During Trump’s first term, disagreements over data localisation were a major source of friction between India and the US. While India resisted altering its stance on data localisation under any plurilateral agreements at the WTO, it also tightened its norms, notably in April 2018, when the Reserve Bank of India (RBI) mandated that payment system providers such as Mastercard and Visa store payment data for Indian residents within India. Despite these efforts, India’s draft e-commerce policy, which includes strong localisation provisions, remains stalled, possibly under US pressure.
The Data Gold Rush
Regulations on cross-border data flows are among the most contentious topics at the WTO, especially with the rise of Artificial Intelligence (AI). Effective AI systems — seen as the cornerstone of the Fourth Industrial Revolution — require diverse datasets from multiple countries. This has sparked a fierce race for data among Silicon Valley firms, including Tesla.

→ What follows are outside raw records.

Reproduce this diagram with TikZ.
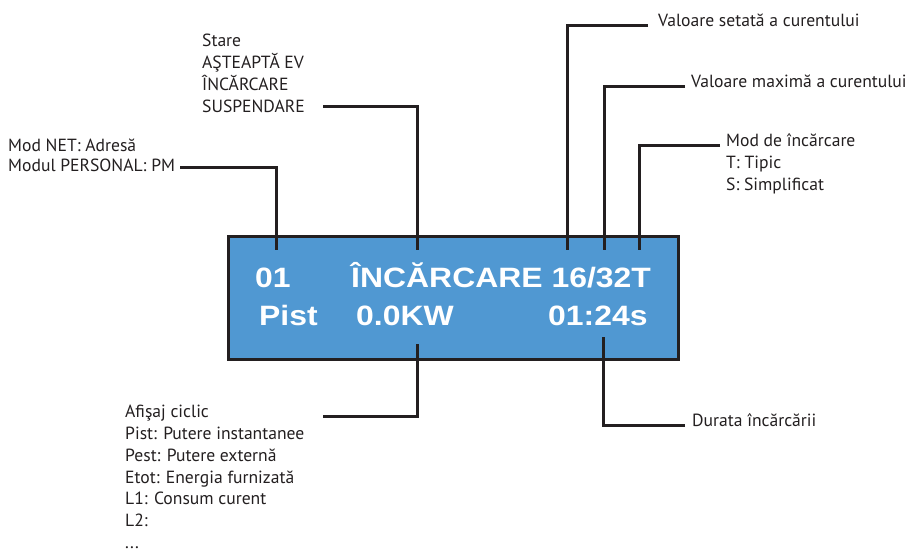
\documentclass[tikz,border=0pt]{standalone}
\usepackage{fontspec}
\setmainfont{PT Sans}
\newfontfamily\lcdfont[FakeStretch=1.14]{Liberation Sans}
\usepackage{xcolor}
\usepackage{tikz}

\definecolor{lcdblue}{RGB}{80,152,210}
\definecolor{ink}{RGB}{35,31,32}

\begin{document}
\begin{tikzpicture}[
  x=1pt,y=-1pt,
  lbl/.style={font=\fontsize{17.6}{21.8}\selectfont,text=ink,inner sep=0pt,align=left,anchor=base west},
  lcdtxt/.style={font=\lcdfont\bfseries\fontsize{28}{32}\selectfont,text=white,inner sep=0pt,anchor=base west},
  lead/.style={draw=ink,line width=3pt}]
\useasboundingbox (0,0) rectangle (911,552);
% display
\node[draw=ink,line width=3pt,fill=lcdblue,minimum width=450pt,minimum height=123pt,inner sep=0pt] (lcd) at (453,297.5) {};
\node[lcdtxt] (addr) at (255,287) {01};
\node[lcdtxt] (state) at (351,287) {ÎNCĂRCARE 16/32T};
\node[lcdtxt] (pist) at (259,325) {Pist};
\node[lcdtxt] (power) at (356,325) {0.0KW};
\node[lcdtxt] (time) at (548,325) {01:24s};
% labels (anchored on the last line)
\node[lbl,font=\fontsize{17.6}{20}\selectfont] (net) at (8,171.7) {Mod NET: Adresă\\Modul PERSONAL: PM};
\node[lbl] (stare) at (202,112.3) {Stare\\AŞTEAPTĂ EV\\ÎNCĂRCARE\\SUSPENDARE};
\node[lbl] (setat) at (658,26.5) {Valoare setată a curentului};
\node[lbl] (maxim) at (691,87) {Valoare maximă a curentului};
\node[lbl,font=\fontsize{17.6}{22}\selectfont] (modinc) at (726,190) {Mod de încărcare\\T: Tipic\\S: Simplificat};
\node[lbl] (ciclic) at (125,548.4) {Afişaj ciclic\\Pist: Putere instantanee\\Pest: Putere externă\\Etot: Energia furnizată\\L1: Consum curent\\L2:\\...};
\node[lbl] (durata) at (692,426) {Durata încărcării};
% leader ends
\coordinate (netEnd) at (180,167);   \coordinate (lcdAddr) at (276,250);
\coordinate (stEnd) at (323,106);    \coordinate (lcdState) at (417,250);
\coordinate (setEnd) at (648,25);    \coordinate (lcdSet) at (567,250);
\coordinate (maxEnd) at (685,86);    \coordinate (lcdMax) at (604,250);
\coordinate (modEnd) at (720,145);   \coordinate (lcdMod) at (639,250);
\coordinate (cicEnd) at (323,416);   \coordinate (lcdPow) at (417,344);
\coordinate (durEnd) at (685,425);   \coordinate (lcdTime) at (603,337);
\draw[lead] (netEnd) -| (lcdAddr);
\draw[lead] (stEnd) -| (lcdState);
\draw[lead] (setEnd) -| (lcdSet);
\draw[lead] (maxEnd) -| (lcdMax);
\draw[lead] (modEnd) -| (lcdMod);
\draw[lead] (cicEnd) -| (lcdPow);
\draw[lead] (durEnd) -| (lcdTime);
\end{tikzpicture}
\end{document}
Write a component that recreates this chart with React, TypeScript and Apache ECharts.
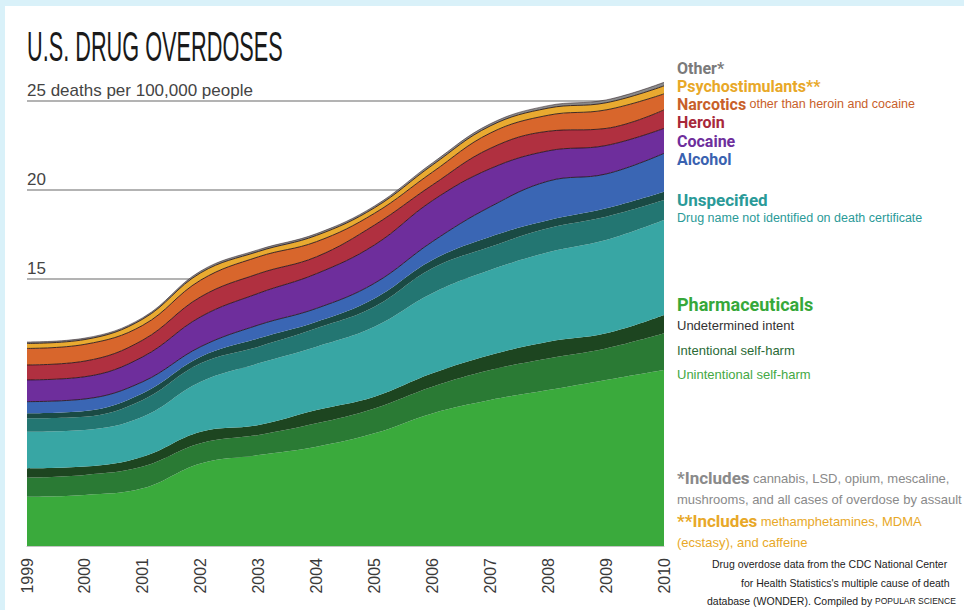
import React, { useEffect, useRef } from 'react';
import * as echarts from 'echarts';

const years = ['1999', '2000', '2001', '2002', '2003', '2004', '2005', '2006', '2007', '2008', '2009', '2010'];
const yTickLabels: Record<number, string> = { 25: '25 deaths per 100,000 people', 20: '20', 15: '15' };

// deaths per 100,000 people, bottom layer first
const pharmaUnintentional = [2.77, 2.87, 3.24, 4.64, 5.11, 5.58, 6.33, 7.45, 8.2, 8.76, 9.33, 9.89];
const pharmaIntentional = [1.07, 1.12, 1.22, 1.13, 1.13, 1.31, 1.4, 1.5, 1.69, 1.78, 1.77, 2.06];
const pharmaUndetermined = [0.52, 0.47, 0.56, 0.65, 0.56, 0.75, 0.66, 0.75, 0.84, 0.94, 0.85, 1.03];
const unspecUnintentional = [2.06, 2.06, 2.24, 2.81, 3.46, 3.56, 3.93, 4.5, 4.77, 5.02, 5.24, 5.33];
const unspecIntentional = [0.75, 0.74, 0.94, 1.03, 0.94, 1.03, 1.12, 1.4, 1.31, 1.35, 1.31, 1.13];
const unspecUndetermined = [0.28, 0.32, 0.38, 0.37, 0.47, 0.37, 0.47, 0.47, 0.57, 0.45, 0.47, 0.46];
const alcohol = [0.66, 0.68, 0.65, 0.57, 0.75, 0.75, 0.85, 1.03, 1.68, 2.2, 1.93, 2.16];
const cocaine = [1.22, 1.25, 1.4, 1.68, 1.78, 1.95, 2.15, 2.3, 2.14, 1.7, 1.6, 1.4];
const heroin = [0.84, 0.88, 0.94, 1.12, 1.1, 0.95, 1.12, 0.88, 1.14, 1.1, 0.96, 1.04];
const narcotics = [0.93, 0.94, 0.83, 0.94, 0.95, 0.85, 0.66, 0.72, 0.86, 0.9, 1.04, 0.9];
const psychostimulants = [0.28, 0.27, 0.35, 0.41, 0.3, 0.35, 0.31, 0.4, 0.4, 0.4, 0.4, 0.45];
const other = [0.08, 0.08, 0.08, 0.1, 0.1, 0.1, 0.1, 0.12, 0.12, 0.14, 0.16, 0.2];

const layers = [
  { name: 'Pharmaceuticals: unintentional self-harm', data: pharmaUnintentional, color: '#3aaa3c', edge: 0 },
  { name: 'Pharmaceuticals: intentional self-harm', data: pharmaIntentional, color: '#2a7a34', edge: 0 },
  { name: 'Pharmaceuticals: undetermined intent', data: pharmaUndetermined, color: '#1d4520', edge: 0 },
  { name: 'Unspecified: unintentional', data: unspecUnintentional, color: '#38a6a4', edge: 0 },
  { name: 'Unspecified: intentional', data: unspecIntentional, color: '#237672', edge: 0 },
  { name: 'Unspecified: undetermined', data: unspecUndetermined, color: '#1a4a44', edge: 0 },
  { name: 'Alcohol', data: alcohol, color: '#3a66b4', edge: 1 },
  { name: 'Cocaine', data: cocaine, color: '#6e2e9c', edge: 1 },
  { name: 'Heroin', data: heroin, color: '#b03040', edge: 1 },
  { name: 'Narcotics', data: narcotics, color: '#d8662c', edge: 1 },
  { name: 'Psychostimulants', data: psychostimulants, color: '#e9aa30', edge: 1 },
  { name: 'Other', data: other, color: '#8a8a8a', edge: 0.6 },
];

const HEAD = "Roboto, 'Liberation Sans', sans-serif";
const BODY = "'Liberation Sans Narrow', 'Liberation Sans', Arial, sans-serif";

function txt(x: number, y: number, text: string, rich: Record<string, any>) {
  return {
    type: 'text',
    x,
    y,
    style: { text, rich, verticalAlign: 'middle', align: 'left' },
  };
}

export default function App() {
  const ref = useRef<HTMLDivElement>(null);
  useEffect(() => {
    document.body.style.margin = '0';
    const chart = echarts.init(ref.current!, null, { renderer: 'svg' });
    const head = (fill: string, size = 16) => ({ fill, fontFamily: HEAD, fontWeight: 'bold', fontSize: size, lineHeight: 15 });
    const small = (fill: string, size = 13) => ({ fill, fontFamily: BODY, fontSize: size, lineHeight: 14 });
    chart.setOption({
      animation: false,
      grid: { left: 27, right: 300, top: 12, bottom: 64 },
      xAxis: {
        type: 'category',
        data: years,
        boundaryGap: false,
        axisTick: { show: false },
        axisLine: { show: true, lineStyle: { color: '#c4c4c4', width: 1 } },
        axisLabel: { rotate: 90, margin: 12, interval: 0, fontSize: 16, color: '#3a3a3a', fontFamily: BODY },
        splitLine: { show: false },
      },
      yAxis: {
        type: 'value',
        min: 0,
        max: 30,
        interval: 5,
        axisLine: { show: false },
        axisTick: { show: false },
        splitLine: { show: true, showMinLine: false, showMaxLine: false, lineStyle: { color: '#9a9a9a', width: 1.5 } },
        axisLabel: {
          inside: true,
          margin: 0,
          verticalAlign: 'bottom',
          padding: [0, 0, 2, 0],
          fontSize: 17,
          color: '#444',
          fontFamily: BODY,
          formatter: (v: number) => yTickLabels[v] ?? '',
        },
      },
      series: layers.map((l) => ({
        name: l.name,
        type: 'line',
        stack: 'total',
        data: l.data,
        smooth: 0.4,
        symbol: 'none',
        lineStyle: { width: l.edge, color: 'rgba(35,20,25,0.85)' },
        areaStyle: { color: l.color, opacity: 1 },
      })),
      graphic: [
        {
          type: 'text',
          x: 27,
          y: 47,
          scaleX: 0.517,
          style: {
            text: 'U.S. DRUG OVERDOSES',
            fontFamily: "'Liberation Sans', Arial, sans-serif",
            fontSize: 42,
            fill: '#1a1a1a',
            verticalAlign: 'middle',
            align: 'left',
          },
        },
        txt(677, 68, '{a|Other*}', { a: head('#7a7a7a') }),
        txt(677, 86, '{a|Psychostimulants**}', { a: head('#e8a828') }),
        txt(677, 104, '{a|Narcotics} {b|other than heroin and cocaine}', { a: head('#c8602a'), b: small('#c8602a', 12.5) }),
        txt(677, 122, '{a|Heroin}', { a: head('#a8283a') }),
        txt(677, 141, '{a|Cocaine}', { a: head('#6e2e9c') }),
        txt(677, 159, '{a|Alcohol}', { a: head('#3a62b0') }),
        txt(677, 200, '{a|Unspecified}', { a: head('#2a9a98', 17) }),
        txt(677, 218, '{b|Drug name not identified on death certificate}', { b: small('#2a9a98', 12.5) }),
        txt(677, 304, '{a|Pharmaceuticals}', { a: head('#36a83a', 18) }),
        txt(677, 325, '{b|Undetermined intent}', { b: small('#333333') }),
        txt(677, 350, '{b|Intentional self-harm}', { b: small('#2a6a35') }),
        txt(677, 374, '{b|Unintentional self-harm}', { b: small('#44a844') }),
        txt(677, 478, '{a|*Includes} {b|cannabis, LSD, opium, mescaline,}', { a: head('#8a8a8a', 17), b: small('#8a8a8a') }),
        txt(677, 499, '{b|mushrooms, and all cases of overdose by assault}', { b: small('#8a8a8a') }),
        txt(677, 521, '{a|**Includes} {b|methamphetamines, MDMA}', { a: head('#e8a828', 17), b: small('#e8a828') }),
        txt(677, 542, '{b|(ecstasy), and caffeine}', { b: small('#e8a828') }),
        txt(712, 564, '{b|Drug overdose data from the CDC National Center}', { b: small('#222222', 10.5) }),
        txt(741, 583, "{b|for Health Statistics's multiple cause of death}", { b: small('#222222', 10.5) }),
        txt(707, 601, '{b|database (WONDER). Compiled by }{c|POPULAR SCIENCE}', { b: small('#222222', 10.5), c: small('#222222', 8.5) }),
      ],
    });
    return () => chart.dispose();
  }, []);
  return (
    <div style={{ position: 'relative', width: 964, height: 610, background: '#d9f1f9', overflow: 'hidden' }}>
      <div style={{ position: 'absolute', left: 5, top: 6, right: 0, bottom: 0, background: '#ffffff' }} />
      <div ref={ref} style={{ position: 'absolute', left: 0, top: 0, width: 964, height: 610 }} />
    </div>
  );
}
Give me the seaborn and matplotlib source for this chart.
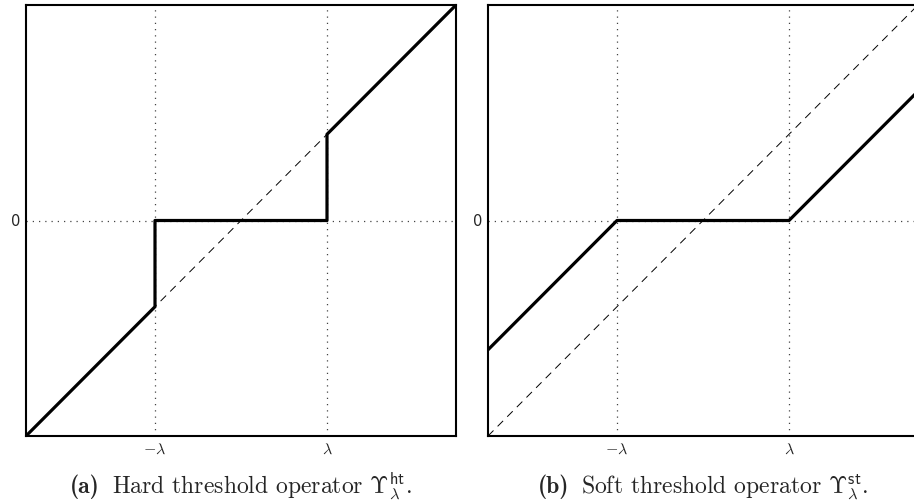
import numpy as np
import pandas as pd
import matplotlib
matplotlib.use("Agg")
import matplotlib.pyplot as plt
import seaborn as sns

# Threshold parameter and plotted input range
lam = 1.0
x_lo, x_hi = -2.5, 2.5

# Hard threshold operator: breakpoints of the piecewise curve
hard_x = [-2.5, -1.0, -1.0, 1.0, 1.0, 2.5]
hard_y = [-2.5, -1.0, 0.0, 0.0, 1.0, 2.5]

# Soft threshold operator: breakpoints of the piecewise curve
soft_x = [-2.5, -1.0, 1.0, 2.5]
soft_y = [-1.5, 0.0, 0.0, 1.5]

# Identity reference line
ident_x = [-2.5, 2.5]
ident_y = [-2.5, 2.5]

xtick_vals = [-lam, lam]
xtick_labels = [r"$-\lambda$", r"$\lambda$"]
ytick_vals = [0]
ytick_labels = ["0"]

caption_tags = ["(a)", "(b)"]
caption_texts = [
    r"Hard threshold operator $\Upsilon^{\mathsf{ht}}_{\lambda}$.",
    r"Soft threshold operator $\Upsilon^{\mathsf{st}}_{\lambda}$.",
]

sns.set_style("white")
plt.rcParams["mathtext.fontset"] = "cm"
plt.rcParams["font.family"] = ["DejaVu Sans"]
plt.rcParams["axes.unicode_minus"] = False

W, H = 914, 501
fig = plt.figure(figsize=(W / 100, H / 100), dpi=100)

panels = [
    (26, pd.DataFrame({"x": hard_x, "y": hard_y})),
    (488, pd.DataFrame({"x": soft_x, "y": soft_y})),
]
top_px, bot_px, size_px = 5, 436, 430

cap_pairs = []
for i, (left_px, df) in enumerate(panels):
    ax = fig.add_axes([left_px / W, (H - bot_px) / H, size_px / W, (bot_px - top_px) / H])
    ax.set_xlim(x_lo, x_hi)
    ax.set_ylim(x_lo, x_hi)

    # dotted guide lines at the thresholds and zero
    for xv in xtick_vals:
        ax.axvline(xv, color="#444444", lw=0.9, ls=(0, (1, 4)), zorder=1)
    ax.axhline(0, color="#444444", lw=0.9, ls=(0, (1, 4)), zorder=1)

    ident = pd.DataFrame({"x": ident_x, "y": ident_y})
    sns.lineplot(data=ident, x="x", y="y", ax=ax, color="black", lw=0.7,
                 estimator=None, sort=False, zorder=2)
    ax.lines[-1].set_linestyle((0, (8, 6)))
    sns.lineplot(data=df, x="x", y="y", ax=ax, color="black", lw=2.3,
                 estimator=None, sort=False, zorder=3)

    ax.set_xticks(xtick_vals)
    ax.set_xticklabels(xtick_labels, fontsize=11.5)
    ax.set_yticks(ytick_vals)
    ax.set_yticklabels(ytick_labels, fontsize=10.5)
    ax.tick_params(direction="in", length=4, width=0.8, color="black", pad=4)
    ax.set_xlabel("")
    ax.set_ylabel("")
    for sp in ax.spines.values():
        sp.set_color("black")
        sp.set_linewidth(1.5)

    # caption: bold tag followed by roman text, centred under the panel
    t1 = fig.text(0, 0, caption_tags[i], family="cmb10", fontsize=17,
                  ha="left", va="baseline")
    t2 = fig.text(0, 0, caption_texts[i], family="cmr10", fontsize=17,
                  ha="left", va="baseline")
    cap_pairs.append((left_px + size_px / 2, t1, t2))

fig.canvas.draw()
renderer = fig.canvas.get_renderer()
gap = 12
base = 1 - 493 / H
for cx, t1, t2 in cap_pairs:
    w1 = t1.get_window_extent(renderer).width
    w2 = t2.get_window_extent(renderer).width
    start = cx - (w1 + gap + w2) / 2
    t1.set_position((start / W, base))
    t2.set_position(((start + w1 + gap) / W, base))

fig.savefig("out.png", dpi=100)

Elon Musk’s negotiations with China to advance self-driving vehicles underscore the importance of cross-border data flows. In May, following extensive lobbying, Musk secured Chinese approval for cross-border data sharing, boosting Tesla’s stock. This data was crucial for developing Tesla’s self-driving technology. Notably, Musk visited China for this negotiation, skipping a planned meeting with Prime Minister Narendra Modi ahead of India’s general elections.
Abhijit Das, an international trade expert and former head of WTO Studies, said that China has altered its stance on data flows as it seeks to build a robust AI ecosystem. “If AI is developed solely using Chinese data, it will have limited utility. Therefore, China seeks access to data from other countries,” he explained.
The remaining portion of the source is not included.